North American Grain/Oilseed Review: Canola ends mixed

The ICE Futures canola market was mixed on Tuesday, with a steady to softer tone in the front months and gains in the more deferred positions.

Monthly supply/demand data from the United States Department of Agriculture did little to move the market, as the latest report was relatively unchanged from February.

Gains in Chicago soyoil and other outside vegetable oil markets did provide some support for canola. Ongoing concerns over tight supplies and the need to ration demand going forward also underpinned the market.

However, scale-up farmer selling and ideas canola was looking overdone to the upside tempered the advances with profit-taking at the highs weighing on values. Adjustments to the old/new crop spread were behind some of the activity.

About 32,256 canola contracts traded on Tuesday, which compares with Monday when 21,008 contracts changed hands. Spreading accounted for 20,104 of the contracts traded.
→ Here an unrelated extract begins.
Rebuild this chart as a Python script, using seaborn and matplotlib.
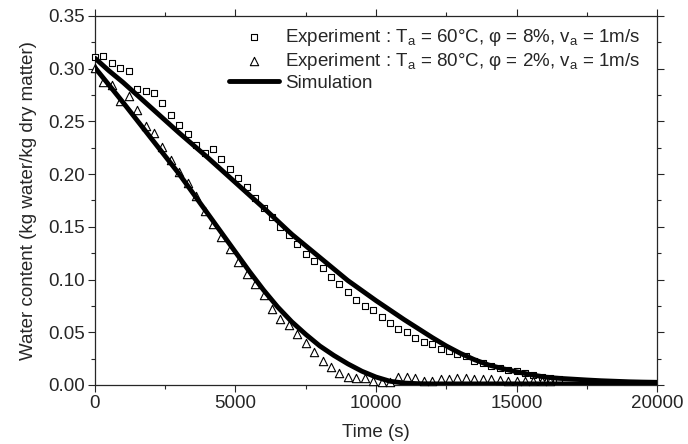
import numpy as np
import pandas as pd
import matplotlib.pyplot as plt
import matplotlib.ticker as mticker
import seaborn as sns

# experimental points, one every 300 s
t_exp60 = np.arange(0, 16800, 300)
w_exp60 = [0.311, 0.312, 0.305, 0.301, 0.298, 0.281, 0.279, 0.277, 0.267, 0.256,
           0.247, 0.238, 0.228, 0.220, 0.224, 0.214, 0.205, 0.196, 0.188, 0.177,
           0.168, 0.159, 0.150, 0.142, 0.134, 0.124, 0.118, 0.111, 0.102, 0.096,
           0.088, 0.081, 0.075, 0.071, 0.064, 0.059, 0.053, 0.050, 0.045, 0.041,
           0.039, 0.034, 0.032, 0.029, 0.027, 0.023, 0.021, 0.018, 0.016, 0.014,
           0.013, 0.011, 0.0095, 0.008, 0.0066, 0.0057]

t_exp80 = np.arange(0, 16500, 300)
w_exp80 = [0.301, 0.287, 0.285, 0.269, 0.274, 0.261, 0.246, 0.239, 0.226, 0.213,
           0.202, 0.192, 0.179, 0.165, 0.153, 0.140, 0.129, 0.117, 0.105, 0.096,
           0.085, 0.072, 0.063, 0.057, 0.048, 0.040, 0.031, 0.023, 0.017, 0.011,
           0.008, 0.0064, 0.0069, 0.0041, 0.0031, 0.0031, 0.0079, 0.0079, 0.0064, 0.0041,
           0.004, 0.006, 0.006, 0.007, 0.007, 0.006, 0.006, 0.0055, 0.0045, 0.004,
           0.004, 0.004, 0.004, 0.004, 0.004]

# simulation curves, read every 500 s
t_sim = np.arange(0, 20500, 500)
w_sim60 = [0.310, 0.298, 0.287, 0.275, 0.263, 0.251, 0.239, 0.2275, 0.216, 0.204,
           0.192, 0.180, 0.168, 0.1555, 0.143, 0.132, 0.121, 0.110, 0.099, 0.0895,
           0.080, 0.071, 0.062, 0.0535, 0.045, 0.037, 0.030, 0.024, 0.019, 0.0155,
           0.0125, 0.0098, 0.0075, 0.0063, 0.0055, 0.0047, 0.004, 0.0035, 0.003, 0.0027,
           0.0025]
w_sim80 = [0.301, 0.2845, 0.268, 0.251, 0.234, 0.217, 0.200, 0.1815, 0.163, 0.1445,
           0.126, 0.1075, 0.090, 0.074, 0.060, 0.048, 0.037, 0.028, 0.020, 0.013,
           0.0075, 0.0035, 0.0018, 0.0012, 0.001, 0.001, 0.001, 0.001, 0.001, 0.001,
           0.001, 0.001, 0.001, 0.001, 0.001, 0.001, 0.001, 0.001, 0.001, 0.001,
           0.001]

labels = ["Experiment : T$\\mathregular{_a}$ = 60°C, φ = 8%, v$\\mathregular{_a}$ = 1m/s",
          "Experiment : T$\\mathregular{_a}$ = 80°C, φ = 2%, v$\\mathregular{_a}$ = 1m/s",
          "Simulation"]

exp60 = pd.DataFrame({"t": t_exp60, "w": w_exp60})
exp80 = pd.DataFrame({"t": t_exp80, "w": w_exp80})
sim60 = pd.DataFrame({"t": t_sim, "w": w_sim60})
sim80 = pd.DataFrame({"t": t_sim, "w": w_sim80})

sns.set_style("ticks")
plt.rcParams['font.family'] = ['Liberation Sans', 'DejaVu Sans']
plt.rcParams['mathtext.fontset'] = 'custom'
plt.rcParams['mathtext.rm'] = 'Liberation Sans'

fig, ax = plt.subplots(figsize=(6.88, 4.44), dpi=100)
fig.subplots_adjust(left=0.138, right=0.955, top=0.964, bottom=0.133)

sns.scatterplot(data=exp60, x="t", y="w", ax=ax, marker="s", s=24,
                facecolor="white", edgecolor="black", linewidth=0.8,
                label=labels[0], zorder=3, clip_on=False)
sns.scatterplot(data=exp80, x="t", y="w", ax=ax, marker="^", s=36,
                facecolor="white", edgecolor="black", linewidth=0.8,
                label=labels[1], zorder=3, clip_on=False)
sns.lineplot(data=sim60, x="t", y="w", ax=ax, color="black",
             linewidth=3.5, label=labels[2], zorder=4)
sns.lineplot(data=sim80, x="t", y="w", ax=ax, color="black",
             linewidth=3.5, zorder=4)

ax.set_xlim(0, 20000)
ax.set_ylim(0, 0.35)
ax.xaxis.set_major_locator(mticker.MultipleLocator(5000))
ax.xaxis.set_minor_locator(mticker.MultipleLocator(2500))
ax.yaxis.set_major_locator(mticker.MultipleLocator(0.05))
ax.yaxis.set_minor_locator(mticker.MultipleLocator(0.025))
ax.yaxis.set_major_formatter(mticker.FormatStrFormatter("%.2f"))
ax.tick_params(which="both", direction="out", top=True, right=True, labelsize=13.5,
               pad=2)
ax.tick_params(which="major", length=5, width=0.8)
ax.tick_params(which="minor", length=3, width=0.8)
for sp in ax.spines.values():
    sp.set_linewidth(0.9)

ax.set_xlabel("Time (s)", fontsize=13.5, labelpad=9)
ax.set_ylabel("Water content (kg water/kg dry matter)", fontsize=13.5, labelpad=8)

ax.legend(loc="upper right", frameon=False, fontsize=13.5, handlelength=2.7,
          labelspacing=0.15, handletextpad=0.3, borderaxespad=0.2,
          bbox_to_anchor=(0.99, 1.0))

fig.savefig("out.png", dpi=100)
SOYBEAN futures at the Chicago Board of Trade were stronger on Tuesday, following a relatively neutral supply/demand report from the United States Department of Agriculture.

The USDA’s monthly supply/demand report initially elicited a bearish reaction in the bean market, as the government agency kept its balance sheets for the U.S. unchanged on the month.

U.S. soybean ending stocks for the current marketing year were left at 120 million bushels, with adjustments now not expected until after the quarterly stocks data out at the end of the month.

World production numbers only saw small changes on the month. Argentina’s soybean crop was cut by half-a-million tonnes, to 47 million, and Brazilian production upped by a million tonnes, to 134 million.

Continued harvest delays in Brazil due to wet weather there, along with dryness cutting into soybean yield prospects in Argentina, remained supportive for prices.

The U.S. balance sheet for CORN was also left unchanged on the month, with the projected carryout for 2020/21 steady at 1.502 billion bushels.

World ending stocks were raised by 1.1 million tonnes, to 287.67 million, but the production estimates for Brazil and Argentina were left unchanged.

WHEAT futures were higher, seeing a recovery after Monday’s losses.

U.S. wheat ending stocks were left unchanged at 836 million bushels. However, world wheat stocks were lowered by three million tonnes from February, to 301.2 million.